----- Material -----

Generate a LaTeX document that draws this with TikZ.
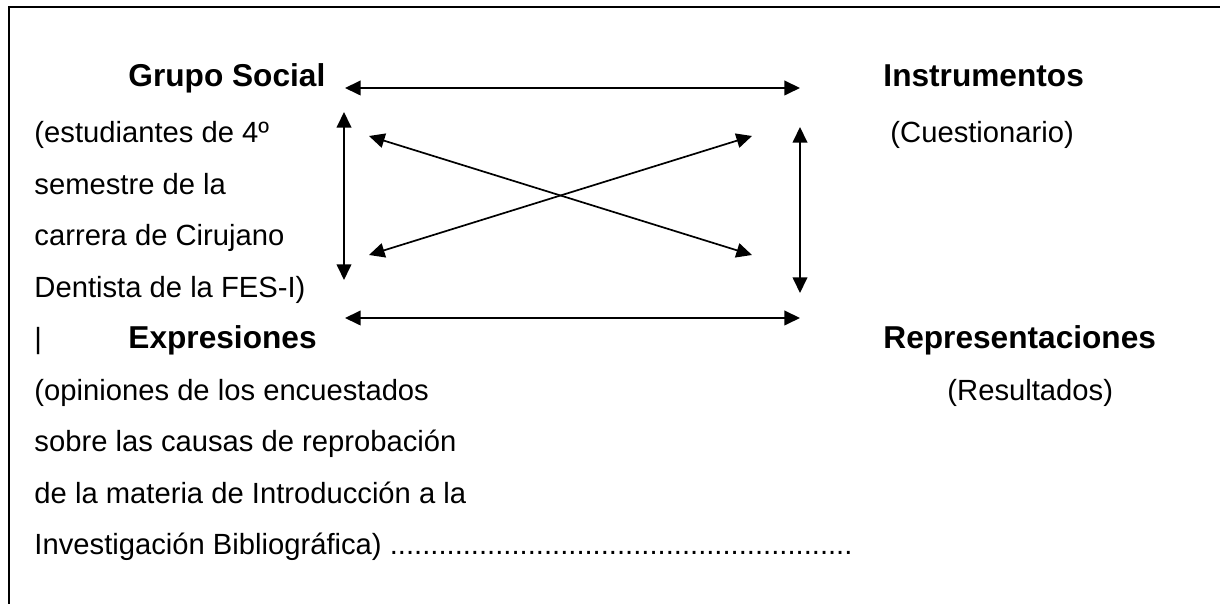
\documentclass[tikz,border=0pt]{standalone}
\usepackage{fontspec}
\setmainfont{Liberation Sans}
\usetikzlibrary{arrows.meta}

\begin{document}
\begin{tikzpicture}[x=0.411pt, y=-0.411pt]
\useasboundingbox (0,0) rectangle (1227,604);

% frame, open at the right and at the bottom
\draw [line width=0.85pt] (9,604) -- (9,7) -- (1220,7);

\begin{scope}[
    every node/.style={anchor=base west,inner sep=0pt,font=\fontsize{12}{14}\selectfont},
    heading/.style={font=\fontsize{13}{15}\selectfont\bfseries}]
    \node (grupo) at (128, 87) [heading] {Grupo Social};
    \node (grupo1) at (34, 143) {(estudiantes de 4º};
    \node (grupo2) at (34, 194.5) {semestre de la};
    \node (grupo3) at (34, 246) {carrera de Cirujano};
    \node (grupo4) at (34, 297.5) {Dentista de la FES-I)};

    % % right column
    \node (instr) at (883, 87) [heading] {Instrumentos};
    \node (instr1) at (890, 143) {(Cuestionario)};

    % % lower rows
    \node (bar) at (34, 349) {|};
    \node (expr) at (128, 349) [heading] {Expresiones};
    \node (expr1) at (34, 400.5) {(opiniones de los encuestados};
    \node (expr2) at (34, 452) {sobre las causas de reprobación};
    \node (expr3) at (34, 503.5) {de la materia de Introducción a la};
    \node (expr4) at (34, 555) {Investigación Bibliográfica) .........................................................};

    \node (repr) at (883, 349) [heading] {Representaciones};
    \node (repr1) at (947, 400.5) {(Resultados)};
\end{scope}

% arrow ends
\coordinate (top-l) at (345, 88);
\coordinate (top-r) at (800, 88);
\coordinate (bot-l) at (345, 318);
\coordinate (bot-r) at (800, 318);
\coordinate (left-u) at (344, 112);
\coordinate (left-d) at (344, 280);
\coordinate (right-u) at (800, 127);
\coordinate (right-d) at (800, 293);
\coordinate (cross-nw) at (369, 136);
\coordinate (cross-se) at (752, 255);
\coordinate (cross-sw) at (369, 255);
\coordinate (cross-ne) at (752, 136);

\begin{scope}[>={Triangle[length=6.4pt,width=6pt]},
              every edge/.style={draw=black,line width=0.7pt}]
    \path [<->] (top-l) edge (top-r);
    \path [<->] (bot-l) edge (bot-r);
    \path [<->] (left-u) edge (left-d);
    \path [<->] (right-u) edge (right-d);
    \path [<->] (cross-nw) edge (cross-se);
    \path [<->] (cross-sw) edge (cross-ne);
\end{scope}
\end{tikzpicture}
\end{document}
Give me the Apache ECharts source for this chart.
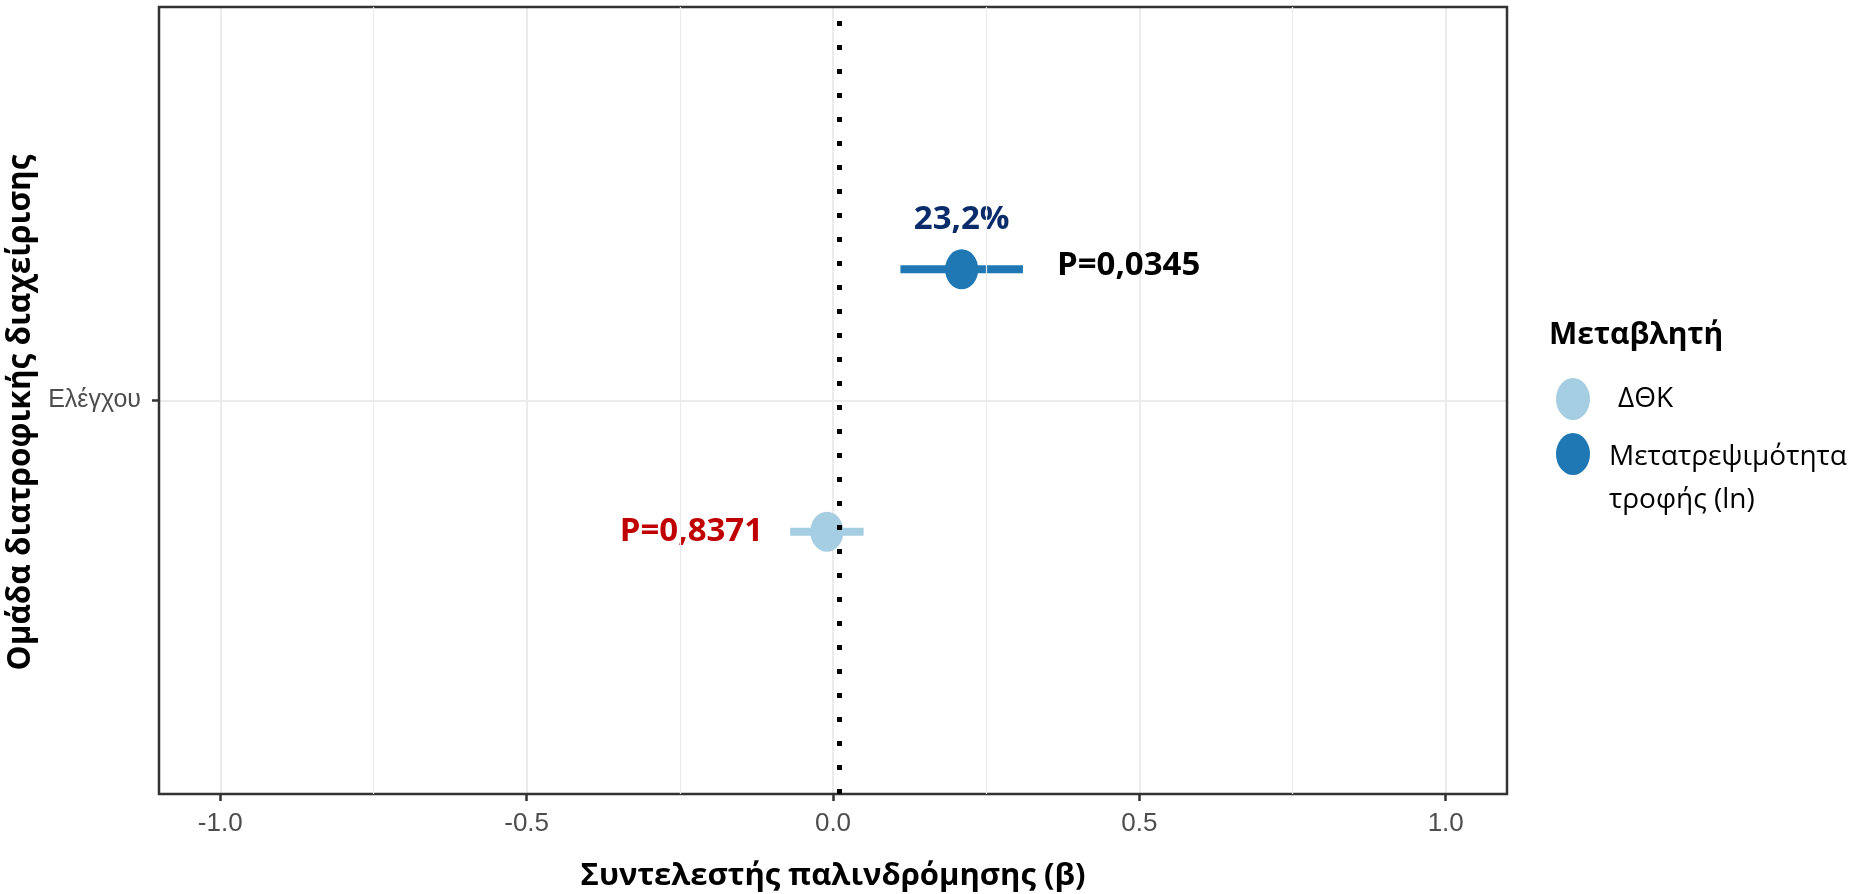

-----

Exercise brief ▸
Return the listing above word for word, with the pictures removed.

Solved exercise ▸
Generate a LaTeX document that draws this with TikZ.
\documentclass[tikz,border=0pt]{standalone}
\usepackage{fontspec}
\setmainfont{Liberation Sans}
\usetikzlibrary{arrows.meta}

\begin{document}
\begin{tikzpicture}[x=0.411pt, y=-0.411pt]
\useasboundingbox (0,0) rectangle (1227,604);

% frame, open at the right and at the bottom
\draw [line width=0.85pt] (9,604) -- (9,7) -- (1220,7);

\begin{scope}[
    every node/.style={anchor=base west,inner sep=0pt,font=\fontsize{12}{14}\selectfont},
    heading/.style={font=\fontsize{13}{15}\selectfont\bfseries}]
    \node (grupo) at (128, 87) [heading] {Grupo Social};
    \node (grupo1) at (34, 143) {(estudiantes de 4º};
    \node (grupo2) at (34, 194.5) {semestre de la};
    \node (grupo3) at (34, 246) {carrera de Cirujano};
    \node (grupo4) at (34, 297.5) {Dentista de la FES-I)};

    % % right column
    \node (instr) at (883, 87) [heading] {Instrumentos};
    \node (instr1) at (890, 143) {(Cuestionario)};

    % % lower rows
    \node (bar) at (34, 349) {|};
    \node (expr) at (128, 349) [heading] {Expresiones};
    \node (expr1) at (34, 400.5) {(opiniones de los encuestados};
    \node (expr2) at (34, 452) {sobre las causas de reprobación};
    \node (expr3) at (34, 503.5) {de la materia de Introducción a la};
    \node (expr4) at (34, 555) {Investigación Bibliográfica) .........................................................};

    \node (repr) at (883, 349) [heading] {Representaciones};
    \node (repr1) at (947, 400.5) {(Resultados)};
\end{scope}

% arrow ends
\coordinate (top-l) at (345, 88);
\coordinate (top-r) at (800, 88);
\coordinate (bot-l) at (345, 318);
\coordinate (bot-r) at (800, 318);
\coordinate (left-u) at (344, 112);
\coordinate (left-d) at (344, 280);
\coordinate (right-u) at (800, 127);
\coordinate (right-d) at (800, 293);
\coordinate (cross-nw) at (369, 136);
\coordinate (cross-se) at (752, 255);
\coordinate (cross-sw) at (369, 255);
\coordinate (cross-ne) at (752, 136);

\begin{scope}[>={Triangle[length=6.4pt,width=6pt]},
              every edge/.style={draw=black,line width=0.7pt}]
    \path [<->] (top-l) edge (top-r);
    \path [<->] (bot-l) edge (bot-r);
    \path [<->] (left-u) edge (left-d);
    \path [<->] (right-u) edge (right-d);
    \path [<->] (cross-nw) edge (cross-se);
    \path [<->] (cross-sw) edge (cross-ne);
\end{scope}
\end{tikzpicture}
\end{document}
Give me the Apache ECharts source for this chart.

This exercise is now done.